Doc-First Development: Programming in Markdown

I don’t write code anymore. I don’t write docs either. I work with Claude to produce both.

The .md file is the source of truth. The code is generated from it. But the doc itself? Also generated—through conversation, iteration, pushing back until it’s right.

The Workflow

Step 1: Brain dump. Stream of consciousness to Claude. Misspellings, run-on sentences, whatever. It handles the mess.

Step 2: Ask for an architecture plan. Always. Before any code. Claude produces a draft.

Step 3: Be nitpicky. LLMs are weak at system-2 thinking. They don’t always interpret instructions the way you think you said them. Push back on approach and structure. This is where you catch misinterpretations.

Step 4: Iterate until it’s exactly right. Don’t accept the first plan. Keep refining.

Step 5: Let it implement. Never manually edit files. Re-prompt instead.

That last part is the hardest for most developers. Every manual edit is a bottleneck. You’re faster re-prompting than you are typing—for code and docs.

Why Planning Matters More Now

Counter-intuitive: AI makes planning more important, not less.

When implementation is instant, bad architecture costs you instantly too. You can build the wrong thing in an afternoon. The constraint isn’t coding speed anymore—it’s knowing what to build.

Spend the time upfront. Argue with the plan. Push back on approach and structure. That’s where you add value.

The Three Mistakes Everyone Makes

1. Not Asking For Enough

People are still limited by what was possible before. They ask for small changes because that’s what they’re used to.

Ask for more. The ceiling is way higher now. Describe whole features, entire systems. See what happens.

2. Under-Documenting

Documentation used to be expensive. Write the code, then spend hours documenting it. Nobody wanted to do that.

Now documentation is cheap. Claude writes it. And here’s the thing: documentation is Claude’s long-term memory.

That architecture.md file? It’s not for humans. It’s so the next Claude session knows what you built. Over-document. It pays off.

3. Conforming AI Code to Human Standards

Stop trying to make Claude write code “the way you used to write it.”

Humans aren’t going to read this code line by line anymore. It will be read and edited agentically. Your old formatting preferences don’t matter. Let go of them.

Testing Non-Deterministic Systems

The hard question: LLMs give different answers each time. How do you test?

Split deterministic from non-deterministic. Design your system so LLMs return structured data alongside prose. The JSON fields—extracted entities, classifications, scores—those are deterministic. Test them traditionally. The creative text? That needs a different approach.

LLM-as-judge for the rest.
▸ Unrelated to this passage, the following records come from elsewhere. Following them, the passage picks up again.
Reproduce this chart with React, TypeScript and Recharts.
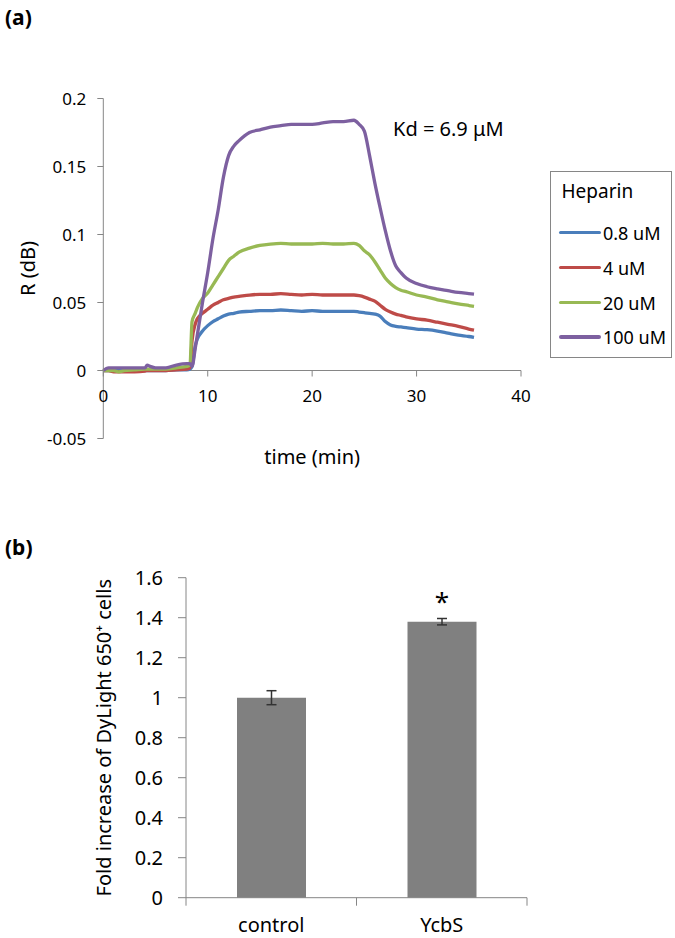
import React from 'react';
import {
  LineChart, Line, XAxis, YAxis, ReferenceLine, Legend,
  BarChart, Bar, ErrorBar, LabelList,
} from 'recharts';

// (a) binding curves, R (dB) vs time (min)
const times = [
  0, 0.5, 1, 1.5, 2, 3, 4, 4.2, 4.5, 5, 6, 7, 8, 8.3, 8.5, 8.8, 9, 9.5, 10, 10.5,
  11, 11.5, 12, 12.5, 13, 14, 15, 16, 17, 18, 19, 20, 21, 22, 23, 24, 24.5, 25, 25.5,
  26, 26.5, 27, 27.5, 28, 28.5, 29, 30, 31, 32, 33, 34, 35, 35.5,
];
const heparin08 = [
  0, 0, 0, 0, 0, 0, 0, 0, 0, 0, 0, 0.0005, 0.0005, 0.001, 0.003, 0.018, 0.023, 0.029, 0.033, 0.036,
  0.038, 0.04, 0.0415, 0.042, 0.043, 0.0435, 0.044, 0.044, 0.0445, 0.044, 0.0435, 0.044, 0.0435, 0.0435, 0.0435, 0.0435, 0.043, 0.0425, 0.042,
  0.0415, 0.04, 0.036, 0.0335, 0.0325, 0.032, 0.0315, 0.0305, 0.03, 0.029, 0.0275, 0.026, 0.025, 0.0243,
];
const heparin4 = [
  0, 0, -0.001, -0.001, -0.001, -0.001, -0.0005, 0, 0, 0, 0, 0.0005, 0.001, 0.002, 0.022, 0.034, 0.038, 0.042, 0.045, 0.048,
  0.05, 0.052, 0.053, 0.054, 0.0545, 0.0555, 0.056, 0.056, 0.0565, 0.056, 0.0555, 0.056, 0.0555, 0.0555, 0.0555, 0.0555, 0.055, 0.054, 0.0525,
  0.051, 0.048, 0.045, 0.043, 0.0415, 0.0405, 0.0395, 0.038, 0.037, 0.0355, 0.034, 0.0325, 0.0305, 0.0297,
];
const heparin20 = [
  0, 0, 0, -0.001, 0, 0.0005, 0.001, 0.001, 0.001, 0.001, 0.001, 0.002, 0.003, 0.004, 0.036, 0.042, 0.046, 0.053, 0.057, 0.063,
  0.069, 0.075, 0.081, 0.084, 0.087, 0.09, 0.092, 0.093, 0.0935, 0.093, 0.093, 0.093, 0.0935, 0.093, 0.093, 0.0935, 0.092, 0.088, 0.085,
  0.08, 0.074, 0.068, 0.064, 0.061, 0.059, 0.058, 0.0555, 0.054, 0.052, 0.0505, 0.049, 0.0478, 0.0472,
];
const heparin100 = [
  0, 0.002, 0.002, 0.002, 0.002, 0.002, 0.002, 0.004, 0.003, 0.002, 0.002, 0.004, 0.005, 0.005, 0.003, 0.016, 0.026, 0.05, 0.072, 0.097,
  0.118, 0.142, 0.158, 0.165, 0.169, 0.175, 0.177, 0.179, 0.18, 0.181, 0.181, 0.181, 0.182, 0.183, 0.183, 0.184, 0.181, 0.176, 0.158,
  0.138, 0.12, 0.103, 0.088, 0.077, 0.072, 0.068, 0.064, 0.0616, 0.06, 0.0587, 0.0574, 0.0566, 0.0562,
];
const seriesNames = ['0.8 uM', '4 uM', '20 uM', '100 uM'];
const seriesColors = ['#4a7ebb', '#be4b48', '#98b954', '#7d60a0'];
const xTicksA = [0, 10, 20, 30, 40];
const yTicksA = [-0.05, 0, 0.05, 0.1, 0.15, 0.2];

// (b) fold increase
const groups = ['control', 'YcbS'];
const foldIncrease = [1.0, 1.38];
const foldError = [0.035, 0.016];
const significance = ['', '*'];
const yTicksB = [0, 0.2, 0.4, 0.6, 0.8, 1, 1.2, 1.4, 1.6];

const AXIS = '#868686';
const FONT = '"Noto Sans", sans-serif';

const kinetics = times.map((t, i) => ({
  t,
  s0: heparin08[i],
  s1: heparin4[i],
  s2: heparin20[i],
  s3: heparin100[i],
}));

const bars = groups.map((group, i) => ({
  group,
  value: foldIncrease[i],
  err: foldError[i],
  mark: significance[i],
}));

// chart (a) geometry
const A_W = 675;
const A_H = 480;
const A_TOP = 98.5;
const A_XAXIS_H = 41.5;
const A_PLOT_H = A_H - A_TOP - A_XAXIS_H;
const Y_A_MIN = -0.05;
const Y_A_MAX = 0.2;
// x axis sits on y = 0, not at the bottom of the plot
const ZERO_SHIFT = (A_PLOT_H * (0 - Y_A_MIN)) / (Y_A_MAX - Y_A_MIN);

function TimeTick({ x, y, payload }: any) {
  const y0 = y - ZERO_SHIFT;
  return (
    <g>
      <line x1={x} x2={x} y1={y0} y2={y0 + 6} stroke={AXIS} />
      <text x={x} y={y0 + 19} dy="0.71em" textAnchor="middle" fontSize={17} fill="#000">
        {payload.value}
      </text>
    </g>
  );
}

function GroupTick({ x, y, payload, index, visibleTicksCount }: any) {
  const half = payload.offset ?? 85;
  return (
    <g>
      <line x1={x - half} x2={x - half} y1={y} y2={y + 8} stroke={AXIS} />
      {index === visibleTicksCount - 1 && (
        <line x1={x + half} x2={x + half} y1={y} y2={y + 8} stroke={AXIS} />
      )}
      <text x={x} y={y + 34} textAnchor="middle" fontSize={20} fill="#000">
        {payload.value}
      </text>
    </g>
  );
}

function HeparinLegend({ payload }: any) {
  const rowTops = [48.7, 83.7, 118.7, 153];
  return (
    <div
      style={{
        width: 122, height: 187, boxSizing: 'border-box', border: `1px solid ${AXIS}`,
        position: 'relative', background: '#fff', fontFamily: FONT, color: '#000',
      }}
    >
      <div style={{ position: 'absolute', left: 10.5, top: 7, fontSize: 19, lineHeight: '24px' }}>
        Heparin
      </div>
      {(payload || []).map((p: any, i: number) => (
        <div
          key={p.value}
          style={{ position: 'absolute', left: 8, top: rowTops[i], height: 24, display: 'flex', alignItems: 'center' }}
        >
          <div style={{ width: 42, height: 3.5, borderRadius: 2, background: p.color }} />
          <span style={{ marginLeft: 2, fontSize: 18, lineHeight: '24px' }}>{p.value}</span>
        </div>
      ))}
    </div>
  );
}

export default function App() {
  return (
    <div style={{ position: 'absolute', left: 0, top: 0, width: 675, height: 938, background: '#fff', fontFamily: FONT }}>
      <div style={{ position: 'absolute', left: 5, top: 3, fontSize: 21, lineHeight: '28px', fontWeight: 700 }}>(a)</div>
      <div style={{ position: 'absolute', left: 393, top: 115, fontSize: 20, lineHeight: '28px' }}>Kd = 6.9 μM</div>

      <div style={{ position: 'absolute', left: 0, top: 0 }}>
        <LineChart width={A_W} height={A_H} data={kinetics} margin={{ top: A_TOP, right: 154, left: 0, bottom: 0 }}>
          <XAxis
            dataKey="t"
            type="number"
            domain={[0, 40]}
            ticks={xTicksA}
            axisLine={false}
            tickLine={false}
            tickSize={0}
            tickMargin={0}
            height={A_XAXIS_H}
            tick={(props: any) => <TimeTick {...props} />}
            label={{ value: 'time (min)', position: 'insideBottom', offset: 16, fontSize: 20, fill: '#000' }}
          />
          <YAxis
            type="number"
            domain={[Y_A_MIN, Y_A_MAX]}
            ticks={yTicksA}
            width={103.3}
            stroke={AXIS}
            tickSize={6}
            tickMargin={11}
            tick={{ fontSize: 17, fill: '#000' }}
            tickFormatter={(v: number) => String(v)}
            label={{ value: 'R (dB)', angle: -90, position: 'insideLeft', offset: 28, fontSize: 20, fill: '#000', style: { textAnchor: 'middle' } }}
          />
          <ReferenceLine y={0} stroke={AXIS} />
          {seriesNames.map((name, i) => (
            <Line
              key={name}
              dataKey={`s${i}`}
              name={name}
              type="monotone"
              stroke={seriesColors[i]}
              strokeWidth={3.3}
              dot={false}
              isAnimationActive={false}
            />
          ))}
          <Legend
            layout="vertical"
            align="center"
            verticalAlign="middle"
            itemSorter="dataKey"
            wrapperStyle={{ left: 550, top: 171, width: 122, height: 187 }}
            content={(props: any) => <HeparinLegend payload={props.payload} />}
          />
        </LineChart>
      </div>

      <div style={{ position: 'absolute', left: 5, top: 533, fontSize: 21, lineHeight: '28px', fontWeight: 700 }}>(b)</div>

      <div style={{ position: 'absolute', left: 0, top: 560 }}>
        <BarChart width={675} height={378} data={bars} margin={{ top: 17.7, right: 148, left: 0, bottom: 0 }}>
          <XAxis
            dataKey="group"
            stroke={AXIS}
            tickLine={false}
            tickSize={0}
            tickMargin={0}
            height={40.3}
            tick={(props: any) => <GroupTick {...props} />}
          />
          <YAxis
            type="number"
            domain={[0, 1.6]}
            ticks={yTicksB}
            width={186}
            stroke={AXIS}
            tickSize={8}
            tickMargin={15}
            tick={{ fontSize: 20, fill: '#000' }}
            tickFormatter={(v: number) => String(v)}
            label={{
              value: 'Fold increase of DyLight 650⁺ cells', angle: -90, position: 'insideLeft',
              offset: 104, fontSize: 20, fill: '#000', style: { textAnchor: 'middle' },
            }}
          />
          <Bar dataKey="value" fill="#808080" barSize={69} isAnimationActive={false}>
            <ErrorBar dataKey="err" width={5} stroke="#333" strokeWidth={1.5} direction="y" />
            <LabelList dataKey="mark" position="top" offset={11} fontSize={26} fill="#000" />
          </Bar>
        </BarChart>
      </div>
    </div>
  );
}
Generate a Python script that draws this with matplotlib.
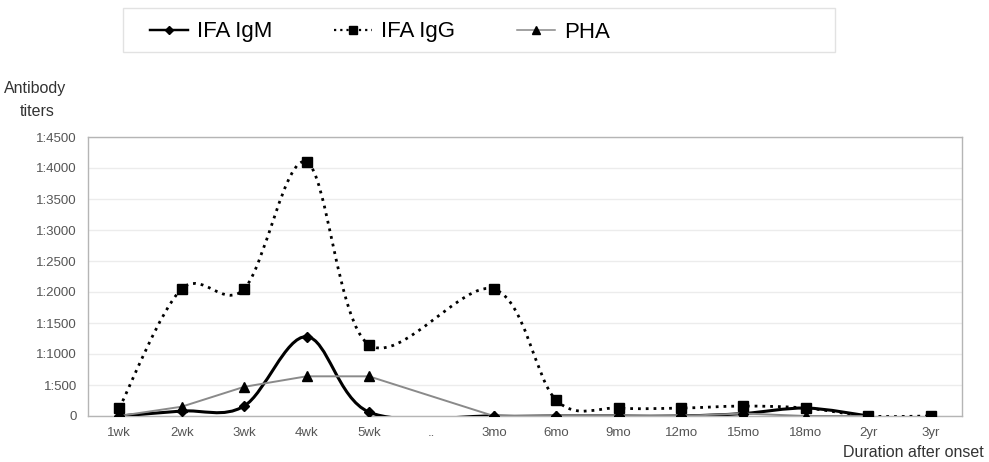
import matplotlib
matplotlib.use("Agg")
import matplotlib.pyplot as plt
import numpy as np
from matplotlib.lines import Line2D
from matplotlib.path import Path
from matplotlib.patches import PathPatch, Rectangle

plt.rcParams["font.family"] = ["Liberation Sans", "DejaVu Sans"]

# categories along the x axis (".." is a gap with no measurements)
periods = ["1wk", "2wk", "3wk", "4wk", "5wk", "..", "3mo", "6mo",
           "9mo", "12mo", "15mo", "18mo", "2yr", "3yr"]
nan = np.nan
ifa_igm = [0, 80, 160, 1280, 64, nan, 0, 0, 0, 0, 40, 128, 0, nan]
ifa_igg = [128, 2048, 2048, 4096, 1150, nan, 2048, 256, 128, 128, 160, 128, 0, 0]
pha = [0, 150, 470, 640, 640, nan, 0, 0, 0, 0, 40, 0, 0, nan]

y_ticks = [0, 500, 1000, 1500, 2000, 2500, 3000, 3500, 4000, 4500]
y_ticklabels = ["0", "1:500", "1:1000", "1:1500", "1:2000", "1:2500",
                "1:3000", "1:3500", "1:4000", "1:4500"]


def smooth_path(xs, ys):
    """Excel-style smoothed line through the points, as cubic Bezier segments."""
    pts = np.column_stack([xs, ys])
    n = len(pts)
    verts = [pts[0]]
    codes = [Path.MOVETO]
    for i in range(n - 1):
        p0 = pts[i - 1] if i > 0 else pts[i]
        p1, p2 = pts[i], pts[i + 1]
        p3 = pts[i + 2] if i + 2 < n else pts[i + 1]
        verts += [p1 + (p2 - p0) / 6.0, p2 - (p3 - p1) / 6.0, p2]
        codes += [Path.CURVE4] * 3
    return Path(verts, codes)


fig = plt.figure(figsize=(9.89, 4.62), dpi=100)
ax = fig.add_axes([88 / 989, 1 - 416 / 462, 874 / 989, 279 / 462])

x = np.arange(len(periods))
tick_color = "#555555"
dot_style = (0, (1, 1.8))

series = [
    (ifa_igm, "IFA IgM", dict(color="black", lw=2.2, ls="-"), dict(marker="D", ms=5.5), True),
    (ifa_igg, "IFA IgG", dict(color="black", lw=2.0, ls=dot_style), dict(marker="s", ms=7.5), True),
    (pha, "PHA", dict(color="#8a8a8a", lw=1.4, ls="-"), dict(marker="^", ms=7), False),
]

handles = []
for vals, label, line_kw, mk_kw, smooth in series:
    v = np.array(vals, dtype=float)
    ok = ~np.isnan(v)
    if smooth:
        patch = PathPatch(smooth_path(x[ok], v[ok]), fill=False,
                          edgecolor=line_kw["color"], lw=line_kw["lw"],
                          ls=line_kw["ls"], zorder=3)
        ax.add_patch(patch)
    else:
        ax.plot(x[ok], v[ok], color=line_kw["color"], lw=line_kw["lw"],
                ls=line_kw["ls"], zorder=3)
    ax.plot(x[ok], v[ok], ls="none", color="black", zorder=4, **mk_kw)
    handles.append(Line2D([], [], color=line_kw["color"], lw=line_kw["lw"] * 0.8,
                          ls=line_kw["ls"], markerfacecolor="black",
                          markeredgecolor="black", marker=mk_kw["marker"],
                          ms=mk_kw["ms"] * 0.75))

ax.set_xlim(-0.5, len(periods) - 0.5)
ax.set_ylim(0, 4500)
ax.set_xticks(x)
ax.set_xticklabels(periods)
ax.set_yticks(y_ticks)
ax.set_yticklabels(y_ticklabels)
ax.tick_params(length=0, labelsize=9.5, colors=tick_color, pad=8)
ax.grid(axis="y", color="#ececec", lw=1)
ax.set_axisbelow(True)
for s in ax.spines.values():
    s.set_color("#b5b5b5")
    s.set_linewidth(1)

fig.text(35 / 989, 1 - 88 / 462, "Antibody", ha="center", va="center",
         fontsize=11.5, color="#333333")
fig.text(37 / 989, 1 - 112 / 462, "titers", ha="center", va="center",
         fontsize=11.5, color="#333333")
fig.text(984 / 989, 2 / 462, "Duration after onset", ha="right",
         va="bottom", fontsize=11.5, color="#333333")

# legend box drawn separately, entries placed inside it
fig.add_artist(Rectangle((123 / 989, 1 - 52 / 462), 712 / 989, 44 / 462,
                         transform=fig.transFigure, fill=False,
                         edgecolor="#e2e2e2", lw=1))
leg = fig.legend(handles, ["IFA IgM", "IFA IgG", "PHA"], loc="center left",
                 bbox_to_anchor=(150 / 989, 1 - 32 / 462), ncol=3,
                 fontsize=16, handlelength=1.7, handletextpad=0.4,
                 columnspacing=2.8, frameon=False, borderaxespad=0,
                 borderpad=0)

fig.savefig("out.png", dpi=100)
For truly non-deterministic outputs, use a judge model. “Does this reply match the intended tone?” “Did the summary capture the key points?” The judge returns a boolean or score you can assert against.

Allow multiple valid interpretations. “Schedule a meeting with the London team”—did they mean London UK or London Ontario? Both could be valid depending on context. Your tests should accept either when the input is genuinely ambiguous.

We built 500+ integration tests this way for a production system. It works.

The Stack Level Up

Code review didn’t disappear. It moved up a level.

Old way: Read code line by line, check for bugs.

New way: Build integration tests with AI. Step through features. Verify the system works.

Same loop, higher abstraction. You operate from a level up now.

Stream of Consciousness Works

Your prompts don’t need to be perfect. Brain dump. Ramble. Misspell things.

Claude understands poor typing and run-on sentences. The iteration fixes problems. Perfect prompting is unnecessary overhead.

Make it fun for yourself. It still works.

Why This Is Actually Fun

Here’s what surprised me: this way of working is genuinely enjoyable.

It’s a dopamine rush. You describe something, it exists minutes later. That feedback loop is fast enough to stay in flow.

I’ve replaced 30 hours a week of video games with building software. Not because I should—because shipping fast hits the same reward centers.

The friction disappeared. When building becomes as responsive as gaming, you don’t want to stop.

380+ commits, 5 products, 2 people. All built by programming in markdown.